[Error] When training from a checkpoint - TypeError: Can't instantiate abstract class ScalingUpAlgo with abstract method get_policy
Closed this issue · 3 comments
Hi,
When I tried to continue training from a checkpoint
python scalingup/train.py dataset_path=scalingup/wandb/run-20230808_082724-ioa7gmrt/files/ evaluation=bin_transport_test algo=diffusion_default algo.replay_buffer.batch_size=256 tags='[sim,transport,diffusion]' load_from_path=scalingup/wandb/run-20230808_205236-ib7bi2uq/files/checkpoints/last.ckpt
, the following error happened:
Error executing job with overrides: ['dataset_path=scalingup/wandb/run-20230808_082724-ioa7gmrt/files/', 'evaluation=bin_transport_test', 'algo=diffusion_default', 'algo.replay_buffer.batch_size=256', 'tags=[sim,transport,diffusion]', 'load_from_path=scalingup/wandb/run-20230808_205236-ib7bi2uq/files/checkpoints/last.ckpt']

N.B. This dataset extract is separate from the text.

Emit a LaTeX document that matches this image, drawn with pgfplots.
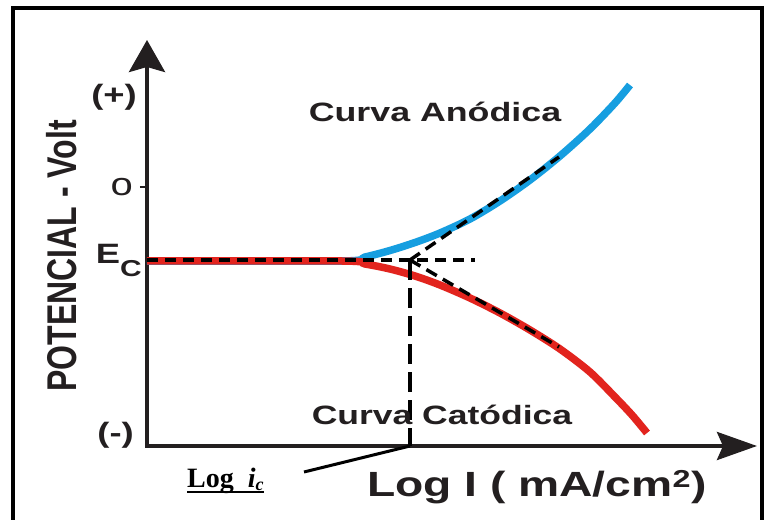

Traceback (most recent call last):
File "/home/yan/Documents/scalingup/scalingup/train.py", line 99, in train
trainer, algo = setup_trainer(
File "/home/yan/Documents/scalingup/scalingup/train.py", line 46, in setup_trainer
algo = ScalingUpAlgo.load_from_checkpoint(
File "/home/yan/mambaforge/envs/scalingup/lib/python3.10/site-packages/pytorch_lightning/core/module.py", line 1531, in load_from_checkpoint
loaded = _load_from_checkpoint(
File "/home/yan/mambaforge/envs/scalingup/lib/python3.10/site-packages/pytorch_lightning/core/saving.py", line 90, in _load_from_checkpoint
return _load_state(cls, checkpoint, strict=strict, kwargs)

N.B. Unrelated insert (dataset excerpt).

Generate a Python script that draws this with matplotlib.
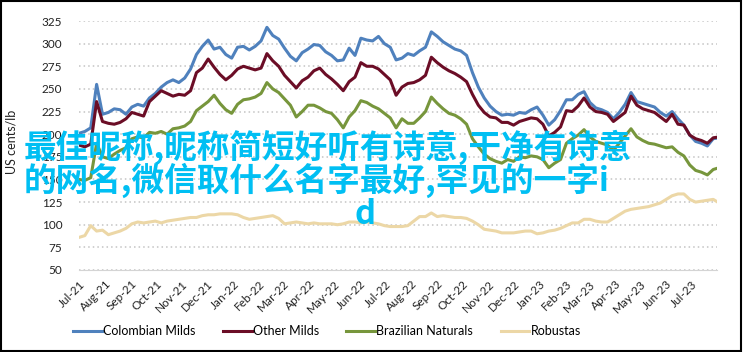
import matplotlib
matplotlib.use('Agg')
import matplotlib.pyplot as plt
import matplotlib.dates as mdates
import pandas as pd

# weekly readings, first week of Jul 2021 to start of Aug 2023
dates = pd.date_range('2021-07-01', periods=110, freq='7D')

colombian_milds = [
    201, 203, 207, 255, 222, 224, 228, 227, 222, 230, 233, 231, 240, 245, 252, 257, 260, 257, 262, 272,
    288, 297, 304, 294, 296, 288, 284, 296, 297, 293, 297, 303, 318, 309, 305, 295, 286, 281, 290, 294,
    299, 298, 291, 287, 281, 282, 295, 287, 306, 304, 303, 308, 300, 296, 282, 284, 289, 287, 292, 296,
    313, 308, 302, 298, 294, 292, 287, 268, 252, 240, 231, 225, 221, 222, 221, 224, 223, 227, 230, 221,
    210, 216, 226, 238, 238, 244, 247, 235, 229, 227, 224, 217, 224, 233, 246, 236, 234, 232, 230, 224,
    220, 225, 217, 210, 199, 192, 190, 187, 195, 196]
other_milds = [
    188, 186, 189, 236, 214, 212, 211, 213, 217, 224, 222, 220, 236, 242, 248, 245, 242, 244, 243, 248,
    268, 273, 283, 274, 266, 260, 265, 272, 275, 273, 271, 273, 289, 281, 275, 265, 258, 251, 259, 263,
    270, 273, 266, 261, 255, 248, 258, 263, 279, 275, 275, 272, 266, 260, 243, 252, 256, 257, 260, 265,
    285, 279, 274, 270, 267, 263, 258, 244, 232, 224, 219, 218, 213, 213, 210, 214, 216, 218, 217, 211,
    198, 202, 208, 226, 225, 231, 240, 230, 225, 224, 222, 214, 219, 224, 242, 232, 228, 226, 224, 219,
    214, 222, 211, 210, 199, 195, 193, 190, 196, 197]
brazilian_naturals = [
    150, 149, 152, 190, 175, 173, 178, 182, 185, 195, 197, 196, 202, 201, 203, 200, 206, 207, 209, 214,
    226, 231, 236, 243, 234, 227, 223, 233, 238, 239, 241, 245, 257, 250, 246, 239, 232, 219, 225, 232,
    232, 229, 225, 223, 216, 207, 219, 226, 237, 235, 231, 228, 223, 218, 207, 217, 212, 212, 218, 225,
    241, 234, 228, 223, 221, 217, 211, 195, 186, 178, 173, 170, 168, 172, 170, 175, 174, 176, 175, 172,
    163, 168, 172, 190, 195, 199, 205, 197, 192, 190, 188, 182, 190, 198, 206, 197, 193, 190, 189, 187,
    185, 186, 180, 176, 166, 160, 158, 155, 161, 163]
robustas = [
    86, 88, 99, 93, 94, 89, 91, 93, 96, 101, 103, 102, 103, 104, 102, 104, 105, 106, 107, 108,
    108, 110, 111, 111, 112, 112, 112, 111, 108, 106, 107, 108, 109, 110, 107, 101, 102, 103, 102, 101,
    102, 101, 101, 101, 100, 101, 103, 103, 102, 103, 102, 101, 99, 98, 98, 98, 99, 104, 109, 109,
    113, 109, 110, 109, 108, 108, 107, 104, 100, 95, 94, 93, 91, 91, 91, 92, 93, 93, 90, 91,
    93, 94, 96, 99, 102, 102, 106, 106, 104, 103, 103, 107, 111, 115, 117, 118, 119, 120, 122, 124,
    128, 132, 134, 134, 128, 125, 126, 127, 128, 124]

series_names = ['Colombian Milds', 'Other Milds', 'Brazilian Naturals', 'Robustas']
series_values = [colombian_milds, other_milds, brazilian_naturals, robustas]
colors = ['#4f81bd', '#6b0d26', '#77963c', '#ecd7a6']

watermark_line1 = '最佳昵称,昵称简短好听有诗意,干净有诗意'
watermark_line2 = '的网名,微信取什么名字最好,罕见的一字i'
watermark_line3 = 'd'

plt.rcParams['font.family'] = ['Lato', 'DejaVu Sans']

fig = plt.figure(figsize=(7.43, 3.52), dpi=100)
ax = fig.add_axes([79 / 743, 1 - 270 / 352, (717 - 79) / 743, (270 - 21) / 352])

for name, vals, c in zip(series_names, series_values, colors):
    ax.plot(dates, vals, color=c, linewidth=2.2, label=name)

ax.set_ylim(50, 325)
ax.set_yticks(range(50, 326, 25))
ax.set_xlim(pd.Timestamp('2021-07-01'), pd.Timestamp('2023-07-31 12:00'))
ax.xaxis.set_major_locator(mdates.MonthLocator())
ax.xaxis.set_major_formatter(mdates.DateFormatter('%b-%y'))
for lbl in ax.get_xticklabels():
    lbl.set_rotation(45)
    lbl.set_ha('right')
    lbl.set_rotation_mode('anchor')
ax.tick_params(axis='both', length=0, labelsize=8.5, colors='#222222')
ax.tick_params(axis='y', pad=12)
ax.tick_params(axis='x', pad=6)

ax.grid(axis='y', linestyle=(0, (1, 2)), color='#c4c4c4', linewidth=1.1)
ax.grid(axis='x', visible=False)
for s in ['top', 'right', 'left']:
    ax.spines[s].set_visible(False)
ax.spines['bottom'].set_color('#d4d4d4')
ax.set_axisbelow(True)

fig.text(12 / 743, 1 - 142 / 352, 'US cents/lb', rotation=90, ha='center', va='center',
         fontsize=9, color='#222222')

fig.legend(loc='center', bbox_to_anchor=(0.44, 1 - 331 / 352), ncol=4, frameon=False,
           fontsize=9, handlelength=2.3, columnspacing=2.2, handletextpad=0.1)

wm = dict(color='#00bff3', fontsize=23.5, family=['Noto Sans CJK SC', 'DejaVu Sans'],
          fontweight='bold', va='center', ha='left')
fig.text(24 / 743, 1 - 147 / 352, watermark_line1, **wm)
fig.text(24 / 743, 1 - 180 / 352, watermark_line2, **wm)
fig.text(355 / 743, 1 - 214 / 352, watermark_line3, **wm)

fig.patches.append(plt.Rectangle((0.001, 0.002), 0.996, 0.995, transform=fig.transFigure,
                                 fill=False, edgecolor='black', linewidth=1.5))

plt.savefig('out.png', dpi=100)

File "/home/yan/mambaforge/envs/scalingup/lib/python3.10/site-packages/pytorch_lightning/core/saving.py", line 136, in _load_state
obj = cls(_cls_kwargs)
TypeError: Can't instantiate abstract class ScalingUpAlgo with abstract method get_policy
Is it a bug that can be fixed?
Best regards
Hi,
I am facing the same issue. Can you please advice how you solve this error? Many thanks!

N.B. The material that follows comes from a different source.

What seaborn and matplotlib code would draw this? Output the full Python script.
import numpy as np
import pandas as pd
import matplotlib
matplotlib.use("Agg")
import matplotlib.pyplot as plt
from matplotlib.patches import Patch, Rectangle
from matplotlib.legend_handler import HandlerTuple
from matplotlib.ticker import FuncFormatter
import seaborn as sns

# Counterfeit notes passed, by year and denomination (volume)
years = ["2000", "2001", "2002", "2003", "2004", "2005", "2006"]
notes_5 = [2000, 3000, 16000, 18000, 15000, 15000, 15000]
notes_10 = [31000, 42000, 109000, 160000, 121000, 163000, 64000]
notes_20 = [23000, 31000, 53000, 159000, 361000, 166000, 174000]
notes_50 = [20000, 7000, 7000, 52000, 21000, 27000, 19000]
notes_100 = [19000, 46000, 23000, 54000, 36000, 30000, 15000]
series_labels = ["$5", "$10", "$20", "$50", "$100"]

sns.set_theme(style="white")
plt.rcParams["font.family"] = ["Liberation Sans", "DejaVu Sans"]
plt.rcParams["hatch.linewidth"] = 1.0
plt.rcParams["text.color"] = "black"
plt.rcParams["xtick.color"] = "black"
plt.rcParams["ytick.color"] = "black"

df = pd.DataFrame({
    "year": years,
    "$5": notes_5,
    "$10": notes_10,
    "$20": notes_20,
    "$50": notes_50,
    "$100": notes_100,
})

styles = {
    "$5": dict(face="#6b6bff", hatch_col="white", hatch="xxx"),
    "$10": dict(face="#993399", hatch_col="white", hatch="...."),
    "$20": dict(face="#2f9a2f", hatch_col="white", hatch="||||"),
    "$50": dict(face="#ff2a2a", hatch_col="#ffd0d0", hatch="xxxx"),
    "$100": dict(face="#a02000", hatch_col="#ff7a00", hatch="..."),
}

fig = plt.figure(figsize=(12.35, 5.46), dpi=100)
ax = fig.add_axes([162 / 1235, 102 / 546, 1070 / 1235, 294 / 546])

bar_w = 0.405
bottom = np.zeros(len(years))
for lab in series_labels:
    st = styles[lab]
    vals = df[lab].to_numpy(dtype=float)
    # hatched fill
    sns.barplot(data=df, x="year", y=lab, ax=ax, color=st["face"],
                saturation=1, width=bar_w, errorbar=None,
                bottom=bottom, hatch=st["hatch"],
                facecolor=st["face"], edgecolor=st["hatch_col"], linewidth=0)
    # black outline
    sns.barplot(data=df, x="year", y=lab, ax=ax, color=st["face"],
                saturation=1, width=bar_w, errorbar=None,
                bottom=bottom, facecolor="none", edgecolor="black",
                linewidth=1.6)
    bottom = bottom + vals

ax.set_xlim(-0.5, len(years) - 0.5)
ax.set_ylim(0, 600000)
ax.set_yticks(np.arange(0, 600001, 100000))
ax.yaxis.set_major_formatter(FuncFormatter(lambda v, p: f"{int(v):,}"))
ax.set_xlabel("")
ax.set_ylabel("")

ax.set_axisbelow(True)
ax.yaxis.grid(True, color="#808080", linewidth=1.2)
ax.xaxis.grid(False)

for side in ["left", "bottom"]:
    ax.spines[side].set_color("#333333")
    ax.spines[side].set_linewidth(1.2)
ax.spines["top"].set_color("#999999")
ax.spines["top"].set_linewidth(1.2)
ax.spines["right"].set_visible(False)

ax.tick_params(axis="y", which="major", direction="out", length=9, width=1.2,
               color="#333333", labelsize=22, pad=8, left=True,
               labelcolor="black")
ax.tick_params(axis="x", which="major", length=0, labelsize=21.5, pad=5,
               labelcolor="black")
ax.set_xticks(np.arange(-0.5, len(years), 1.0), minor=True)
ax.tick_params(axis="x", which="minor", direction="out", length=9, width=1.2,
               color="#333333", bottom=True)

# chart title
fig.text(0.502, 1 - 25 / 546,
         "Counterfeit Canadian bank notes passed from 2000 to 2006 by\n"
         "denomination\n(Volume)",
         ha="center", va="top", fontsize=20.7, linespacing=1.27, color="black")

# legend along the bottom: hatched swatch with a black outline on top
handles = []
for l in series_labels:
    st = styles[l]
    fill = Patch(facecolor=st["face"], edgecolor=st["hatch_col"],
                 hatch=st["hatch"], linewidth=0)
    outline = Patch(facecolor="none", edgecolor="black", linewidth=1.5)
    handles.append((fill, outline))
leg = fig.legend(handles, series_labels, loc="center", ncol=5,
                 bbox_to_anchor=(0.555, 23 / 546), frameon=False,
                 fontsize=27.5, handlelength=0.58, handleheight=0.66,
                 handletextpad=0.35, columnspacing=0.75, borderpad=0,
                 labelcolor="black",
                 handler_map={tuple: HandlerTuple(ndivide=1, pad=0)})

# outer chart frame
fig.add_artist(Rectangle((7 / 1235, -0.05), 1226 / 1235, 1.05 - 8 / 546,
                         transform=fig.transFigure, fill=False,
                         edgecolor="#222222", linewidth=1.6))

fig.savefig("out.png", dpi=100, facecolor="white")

I've never continued training from a checkpoint, and only used load_from_path
to run evaluation. However, the fix would be to change to ScalingUpAlgo.load_from_checkpoint
(this line) to DiffusionScalingUpAlgo.load_from_checkpoint
.
I've never continued training from a checkpoint, and only used
load_from_path
to run evaluation. However, the fix would be to change toScalingUpAlgo.load_from_checkpoint
(this line) toDiffusionScalingUpAlgo.load_from_checkpoint
.
The fix works!
Thank you very much.